▶ **Task instructions**
Select all lines with the string "chart" in them, and copy those lines.

▶ **Exercise materials**
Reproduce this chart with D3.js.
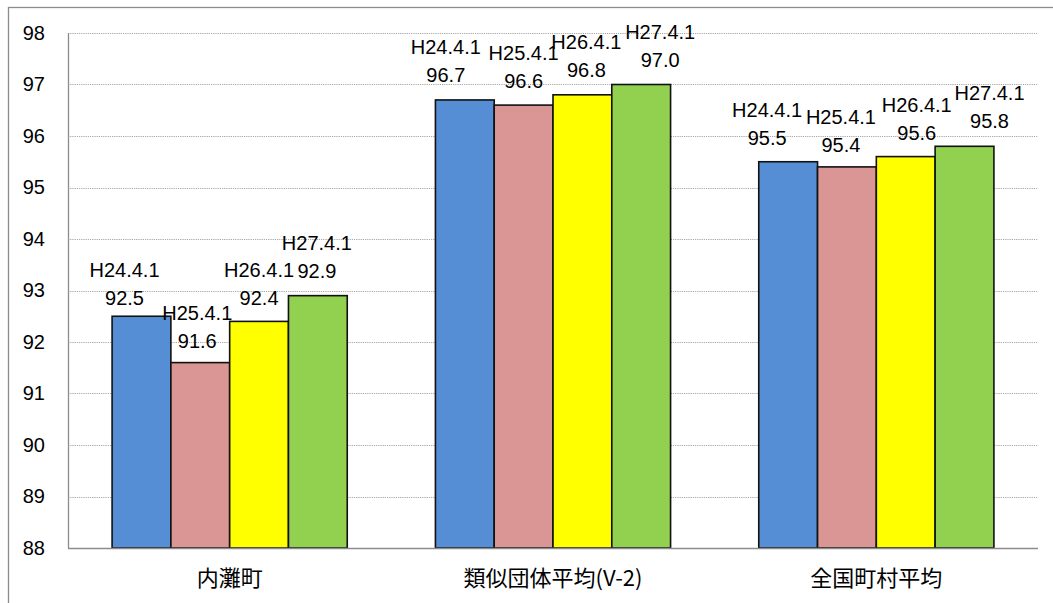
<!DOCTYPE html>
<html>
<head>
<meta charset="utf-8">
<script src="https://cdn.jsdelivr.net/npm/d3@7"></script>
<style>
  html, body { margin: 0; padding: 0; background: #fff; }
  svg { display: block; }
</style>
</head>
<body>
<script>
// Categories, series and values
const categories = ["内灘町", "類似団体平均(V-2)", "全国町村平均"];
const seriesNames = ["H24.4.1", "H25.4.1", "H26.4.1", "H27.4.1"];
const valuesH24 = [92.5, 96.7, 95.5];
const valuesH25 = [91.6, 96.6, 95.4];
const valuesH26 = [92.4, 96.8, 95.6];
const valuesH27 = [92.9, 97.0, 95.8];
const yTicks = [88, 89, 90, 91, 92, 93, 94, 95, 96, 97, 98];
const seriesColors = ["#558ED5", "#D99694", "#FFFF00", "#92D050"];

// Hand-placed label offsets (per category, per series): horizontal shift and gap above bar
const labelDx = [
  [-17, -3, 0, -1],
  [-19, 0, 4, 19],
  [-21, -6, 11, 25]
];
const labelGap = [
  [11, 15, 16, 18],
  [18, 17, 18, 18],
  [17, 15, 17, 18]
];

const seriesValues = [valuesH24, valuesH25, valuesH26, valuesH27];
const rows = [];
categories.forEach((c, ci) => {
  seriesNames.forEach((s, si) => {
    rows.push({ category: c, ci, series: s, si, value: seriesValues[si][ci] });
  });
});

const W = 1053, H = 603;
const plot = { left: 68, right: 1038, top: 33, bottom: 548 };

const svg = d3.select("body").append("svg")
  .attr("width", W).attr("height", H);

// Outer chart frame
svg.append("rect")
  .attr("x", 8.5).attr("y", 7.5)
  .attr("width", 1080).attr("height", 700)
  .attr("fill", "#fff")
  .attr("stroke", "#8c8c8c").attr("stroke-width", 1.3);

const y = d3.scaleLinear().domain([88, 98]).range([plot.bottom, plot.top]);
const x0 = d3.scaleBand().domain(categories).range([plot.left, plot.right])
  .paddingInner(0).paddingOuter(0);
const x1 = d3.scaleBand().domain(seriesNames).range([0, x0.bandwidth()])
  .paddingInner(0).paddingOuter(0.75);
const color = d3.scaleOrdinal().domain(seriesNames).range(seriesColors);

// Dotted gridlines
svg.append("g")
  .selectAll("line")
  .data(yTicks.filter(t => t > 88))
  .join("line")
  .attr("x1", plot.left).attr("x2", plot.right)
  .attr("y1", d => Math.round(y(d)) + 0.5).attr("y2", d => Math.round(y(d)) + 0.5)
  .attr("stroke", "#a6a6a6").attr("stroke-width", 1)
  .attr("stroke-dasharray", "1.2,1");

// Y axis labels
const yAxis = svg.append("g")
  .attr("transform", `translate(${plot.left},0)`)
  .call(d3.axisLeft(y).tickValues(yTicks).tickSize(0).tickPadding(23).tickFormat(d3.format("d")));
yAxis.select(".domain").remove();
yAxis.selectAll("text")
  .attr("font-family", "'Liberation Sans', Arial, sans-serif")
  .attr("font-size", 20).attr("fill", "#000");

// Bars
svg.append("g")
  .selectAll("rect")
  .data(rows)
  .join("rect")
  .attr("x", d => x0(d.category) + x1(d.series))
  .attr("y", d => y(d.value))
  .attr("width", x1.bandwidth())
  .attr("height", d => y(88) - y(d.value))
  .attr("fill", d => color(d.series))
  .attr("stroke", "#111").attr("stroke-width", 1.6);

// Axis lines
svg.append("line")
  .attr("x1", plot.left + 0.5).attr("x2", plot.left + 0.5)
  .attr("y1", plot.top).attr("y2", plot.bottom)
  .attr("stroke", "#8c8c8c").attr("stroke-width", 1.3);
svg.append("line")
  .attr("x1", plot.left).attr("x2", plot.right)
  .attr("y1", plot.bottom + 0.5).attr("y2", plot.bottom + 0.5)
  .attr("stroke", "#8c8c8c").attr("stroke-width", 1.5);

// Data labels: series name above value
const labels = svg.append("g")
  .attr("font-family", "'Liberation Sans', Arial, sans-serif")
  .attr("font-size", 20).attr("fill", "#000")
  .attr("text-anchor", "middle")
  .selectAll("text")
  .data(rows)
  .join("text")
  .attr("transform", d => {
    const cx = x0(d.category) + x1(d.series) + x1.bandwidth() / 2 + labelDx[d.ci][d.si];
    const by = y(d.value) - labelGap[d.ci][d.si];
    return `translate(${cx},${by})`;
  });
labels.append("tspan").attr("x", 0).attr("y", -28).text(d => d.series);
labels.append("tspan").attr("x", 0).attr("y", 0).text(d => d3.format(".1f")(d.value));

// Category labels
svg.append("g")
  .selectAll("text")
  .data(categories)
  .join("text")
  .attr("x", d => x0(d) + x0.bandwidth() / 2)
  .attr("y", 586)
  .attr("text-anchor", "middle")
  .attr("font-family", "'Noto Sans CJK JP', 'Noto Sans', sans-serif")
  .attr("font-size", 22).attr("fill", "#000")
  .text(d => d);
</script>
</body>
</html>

---

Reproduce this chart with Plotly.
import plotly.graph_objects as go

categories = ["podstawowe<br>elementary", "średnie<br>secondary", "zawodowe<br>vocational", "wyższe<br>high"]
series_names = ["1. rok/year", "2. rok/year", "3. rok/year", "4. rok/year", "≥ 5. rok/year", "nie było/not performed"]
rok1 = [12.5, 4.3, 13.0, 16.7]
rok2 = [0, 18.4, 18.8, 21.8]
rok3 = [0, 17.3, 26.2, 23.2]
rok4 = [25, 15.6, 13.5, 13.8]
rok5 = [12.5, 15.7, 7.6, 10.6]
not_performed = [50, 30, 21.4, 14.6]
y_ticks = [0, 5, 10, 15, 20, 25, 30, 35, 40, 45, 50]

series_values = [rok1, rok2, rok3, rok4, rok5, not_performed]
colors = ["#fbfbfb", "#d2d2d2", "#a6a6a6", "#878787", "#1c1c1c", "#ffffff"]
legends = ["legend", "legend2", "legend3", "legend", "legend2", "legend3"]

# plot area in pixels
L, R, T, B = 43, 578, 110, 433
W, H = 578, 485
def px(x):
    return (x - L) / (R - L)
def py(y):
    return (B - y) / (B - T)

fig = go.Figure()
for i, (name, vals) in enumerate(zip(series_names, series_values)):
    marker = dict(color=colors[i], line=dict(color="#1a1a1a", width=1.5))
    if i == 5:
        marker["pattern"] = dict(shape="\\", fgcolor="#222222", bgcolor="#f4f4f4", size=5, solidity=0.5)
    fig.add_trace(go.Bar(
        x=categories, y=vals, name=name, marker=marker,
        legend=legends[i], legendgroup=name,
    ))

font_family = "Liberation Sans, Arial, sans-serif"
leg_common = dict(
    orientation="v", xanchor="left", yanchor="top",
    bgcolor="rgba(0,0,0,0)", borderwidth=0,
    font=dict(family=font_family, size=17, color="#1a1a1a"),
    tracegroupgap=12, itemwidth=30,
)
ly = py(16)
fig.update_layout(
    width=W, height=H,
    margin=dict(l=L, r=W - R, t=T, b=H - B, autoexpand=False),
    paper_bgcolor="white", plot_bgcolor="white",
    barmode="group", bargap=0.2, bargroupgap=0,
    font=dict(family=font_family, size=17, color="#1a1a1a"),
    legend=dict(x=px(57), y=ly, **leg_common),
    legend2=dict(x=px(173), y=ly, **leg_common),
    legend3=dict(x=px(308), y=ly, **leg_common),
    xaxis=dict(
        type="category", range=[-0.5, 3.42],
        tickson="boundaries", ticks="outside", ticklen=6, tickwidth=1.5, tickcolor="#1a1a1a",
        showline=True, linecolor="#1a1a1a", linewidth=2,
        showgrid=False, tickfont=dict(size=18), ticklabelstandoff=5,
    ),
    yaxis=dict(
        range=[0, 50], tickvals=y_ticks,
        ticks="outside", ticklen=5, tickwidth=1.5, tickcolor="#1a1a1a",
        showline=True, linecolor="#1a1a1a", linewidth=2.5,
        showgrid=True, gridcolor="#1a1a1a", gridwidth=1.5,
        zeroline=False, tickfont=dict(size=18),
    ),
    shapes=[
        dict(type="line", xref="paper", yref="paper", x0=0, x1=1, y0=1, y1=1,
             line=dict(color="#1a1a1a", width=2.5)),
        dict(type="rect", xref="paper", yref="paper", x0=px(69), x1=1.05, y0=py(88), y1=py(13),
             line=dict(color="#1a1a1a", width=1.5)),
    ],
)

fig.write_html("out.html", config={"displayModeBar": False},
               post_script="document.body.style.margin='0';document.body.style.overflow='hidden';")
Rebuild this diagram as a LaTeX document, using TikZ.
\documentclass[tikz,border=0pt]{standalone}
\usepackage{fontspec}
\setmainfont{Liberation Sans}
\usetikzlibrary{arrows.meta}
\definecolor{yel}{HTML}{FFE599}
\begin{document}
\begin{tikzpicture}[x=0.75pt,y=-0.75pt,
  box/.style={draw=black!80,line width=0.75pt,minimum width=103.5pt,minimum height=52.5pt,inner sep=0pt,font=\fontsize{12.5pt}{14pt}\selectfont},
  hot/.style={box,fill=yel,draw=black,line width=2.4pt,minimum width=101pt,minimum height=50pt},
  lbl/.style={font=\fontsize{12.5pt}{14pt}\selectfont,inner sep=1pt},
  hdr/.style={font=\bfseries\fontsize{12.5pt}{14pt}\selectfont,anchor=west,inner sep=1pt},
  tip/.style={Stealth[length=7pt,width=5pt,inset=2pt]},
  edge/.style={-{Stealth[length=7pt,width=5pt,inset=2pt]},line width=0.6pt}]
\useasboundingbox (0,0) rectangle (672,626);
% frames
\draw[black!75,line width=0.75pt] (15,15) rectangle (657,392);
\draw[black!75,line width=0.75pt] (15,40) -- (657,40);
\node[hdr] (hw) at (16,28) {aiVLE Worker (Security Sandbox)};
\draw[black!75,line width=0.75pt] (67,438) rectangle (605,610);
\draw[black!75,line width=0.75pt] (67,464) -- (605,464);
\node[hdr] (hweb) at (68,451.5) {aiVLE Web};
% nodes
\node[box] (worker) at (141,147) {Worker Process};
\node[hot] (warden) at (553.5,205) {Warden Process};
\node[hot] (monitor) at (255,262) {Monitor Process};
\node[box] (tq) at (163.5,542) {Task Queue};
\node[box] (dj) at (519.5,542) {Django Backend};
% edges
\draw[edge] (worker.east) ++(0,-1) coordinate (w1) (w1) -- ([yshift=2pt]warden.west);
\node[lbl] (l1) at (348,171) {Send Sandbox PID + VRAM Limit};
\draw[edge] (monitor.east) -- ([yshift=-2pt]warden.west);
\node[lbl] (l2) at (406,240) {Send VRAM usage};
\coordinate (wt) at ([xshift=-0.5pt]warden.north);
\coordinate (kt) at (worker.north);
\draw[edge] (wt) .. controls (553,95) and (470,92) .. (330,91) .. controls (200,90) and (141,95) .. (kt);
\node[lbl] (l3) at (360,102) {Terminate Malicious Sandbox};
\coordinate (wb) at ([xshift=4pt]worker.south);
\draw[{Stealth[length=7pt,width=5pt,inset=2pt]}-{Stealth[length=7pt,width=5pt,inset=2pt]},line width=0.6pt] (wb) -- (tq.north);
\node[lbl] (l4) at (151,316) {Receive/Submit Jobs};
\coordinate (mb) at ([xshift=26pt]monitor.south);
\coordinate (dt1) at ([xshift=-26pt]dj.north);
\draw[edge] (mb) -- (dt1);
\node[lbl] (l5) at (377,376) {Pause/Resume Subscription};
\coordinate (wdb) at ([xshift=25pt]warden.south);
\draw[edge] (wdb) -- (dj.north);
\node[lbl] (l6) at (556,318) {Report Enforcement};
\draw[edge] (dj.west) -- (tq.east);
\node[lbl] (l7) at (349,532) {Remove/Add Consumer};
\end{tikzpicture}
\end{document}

--

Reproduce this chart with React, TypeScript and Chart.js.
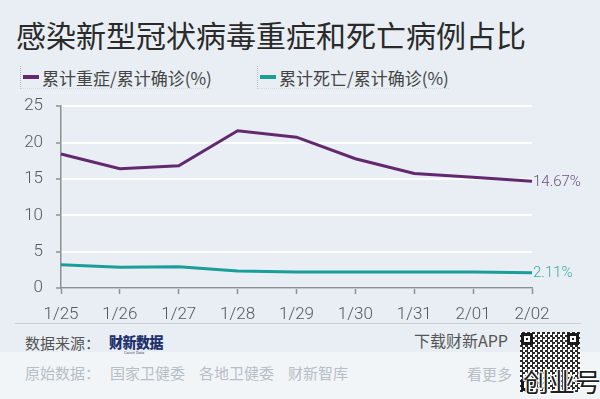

▶ **Solved problem**
Reproduce this chart with D3.js.
// Outer chart frame
Reproduce this chart with Plotly.
Reproduce this chart with React, TypeScript and Chart.js.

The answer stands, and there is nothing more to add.